▶ _Do this_: Print the lines of the listing below verbatim from its first line through the line bearing "import pandas as pd". Any pictures are to be omitted.

▶ _Collected data_:

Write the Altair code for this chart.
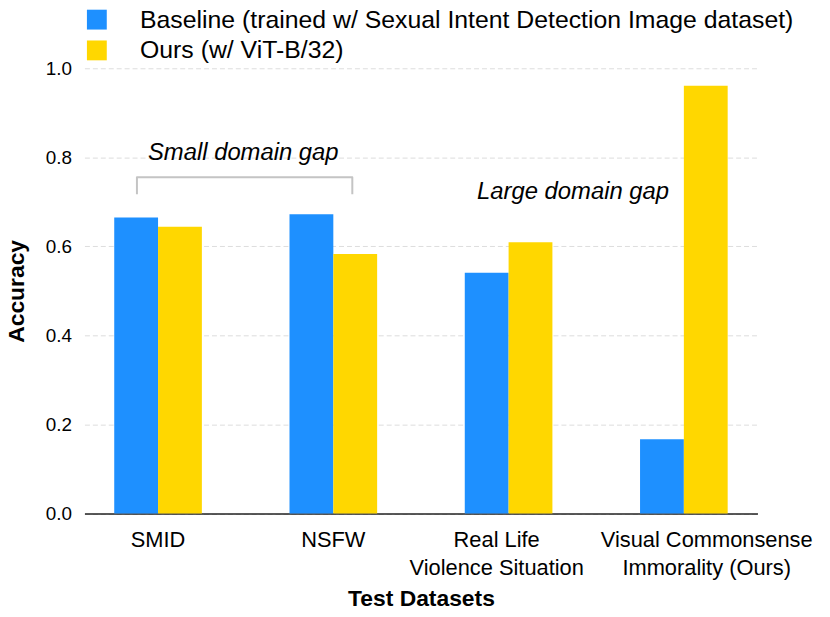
import altair as alt
import pandas as pd

# ---- data ----
categories = ["SMID", "NSFW", "Real Life|Violence Situation", "Visual Commonsense|Immorality (Ours)"]
series_names = ["Baseline (trained w/ Sexual Intent Detection Image dataset)", "Ours (w/ ViT-B/32)"]
baseline_acc = [0.665, 0.672, 0.541, 0.167]
ours_acc = [0.644, 0.583, 0.609, 0.961]
colors = ["#1E90FF", "#FFD700"]
y_ticks = [0.0, 0.2, 0.4, 0.6, 0.8, 1.0]

# annotations (x as fraction of plot width, y in accuracy units)
annot_text = ["Small domain gap", "Large domain gap"]
annot_x = [0.236, 0.726]
annot_y = [0.810, 0.721]
bracket_x = [0.078, 0.078, 0.398, 0.398]
bracket_y = [0.717, 0.755, 0.755, 0.717]

FONT = "Liberation Sans"

rows = []
for c, b, o in zip(categories, baseline_acc, ours_acc):
    rows.append({"dataset": c, "series": series_names[0], "acc": b})
    rows.append({"dataset": c, "series": series_names[1], "acc": o})
df = pd.DataFrame(rows)

ann_df = pd.DataFrame({"x": annot_x, "acc": annot_y, "t": annot_text})
br_df = pd.DataFrame({"x": bracket_x, "acc": bracket_y, "i": list(range(len(bracket_x)))})

yscale = alt.Scale(domain=[0, 1], nice=False)
xfrac = alt.Scale(domain=[0, 1], nice=False, zero=False)

bars = alt.Chart(df).mark_bar().encode(
    x=alt.X(
        "dataset:N",
        sort=categories,
        scale=alt.Scale(paddingInner=0.5, paddingOuter=0.17),
        axis=alt.Axis(
            title="Test Datasets",
            labelAngle=0,
            labelExpr="split(datum.label, '|')",
            labelFont=FONT,
            labelFontSize=22,
            labelLineHeight=28,
            labelBaseline="middle",
            labelPadding=26,
            labelColor="black",
            labelLimit=0,
            labelOverlap=False,
            labelOffset={
                "condition": [
                    {"test": "indexof(datum.value, 'Visual') == 0", "value": 23},
                    {"test": "indexof(datum.value, 'Real') == 0", "value": -12},
                ],
                "value": 0,
            },
            ticks=False,
            grid=False,
            domainColor="#222222",
            domainWidth=1.5,
            titleFont=FONT,
            titleFontSize=23,
            titleFontWeight="bold",
            titleColor="black",
            titlePadding=10,
        ),
    ),
    xOffset=alt.XOffset("series:N", sort=series_names, scale=alt.Scale(paddingInner=0, paddingOuter=0)),
    y=alt.Y(
        "acc:Q",
        scale=yscale,
        axis=alt.Axis(
            title="Accuracy",
            values=y_ticks,
            format=".1f",
            grid=True,
            gridDash=[5, 3],
            gridColor="#dddddd",
            gridWidth=1,
            domain=False,
            ticks=False,
            labelFont=FONT,
            labelFontSize=19,
            labelColor="black",
            labelPadding=13,
            titleFont=FONT,
            titleFontSize=23,
            titleFontWeight="bold",
            titleColor="black",
            titlePadding=17,
        ),
    ),
    color=alt.Color(
        "series:N",
        sort=series_names,
        scale=alt.Scale(domain=series_names, range=colors),
        legend=alt.Legend(
            title=None,
            orient="none",
            legendX=0,
            legendY=-61.5,
            direction="vertical",
            symbolType="square",
            symbolSize=400,
            symbolStrokeWidth=0,
            labelFont=FONT,
            labelFontSize=25,
            labelColor="black",
            labelOffset=31,
            labelLimit=0,
            rowPadding=5,
            padding=0,
        ),
    ),
)

bracket = alt.Chart(br_df).mark_line(color="#c4c4c4", strokeWidth=2, strokeJoin="round").encode(
    x=alt.X("x:Q", scale=xfrac, axis=None),
    y=alt.Y("acc:Q", scale=yscale, axis=None),
    order="i:O",
)

texts = alt.Chart(ann_df).mark_text(
    font=FONT, fontSize=24, fontStyle="italic", color="black", baseline="middle", align="center"
).encode(
    x=alt.X("x:Q", scale=xfrac, axis=None),
    y=alt.Y("acc:Q", scale=yscale, axis=None),
    text="t:N",
)

chart = (
    alt.layer(bars, bracket, texts)
    .resolve_scale(x="independent")
    .resolve_axis(x="independent", y="independent")
    .properties(
        width=678,
        height=448.5,
        autosize=alt.AutoSizeParams(type="none"),
        padding={"left": 77, "top": 58.5, "right": 65, "bottom": 94},
    )
    .configure_view(stroke=None)
)

chart.save("out.html", embed_options={"renderer": "svg", "actions": False})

▶ _Task answer_:
Write the Altair code for this chart.
import altair as alt
import pandas as pd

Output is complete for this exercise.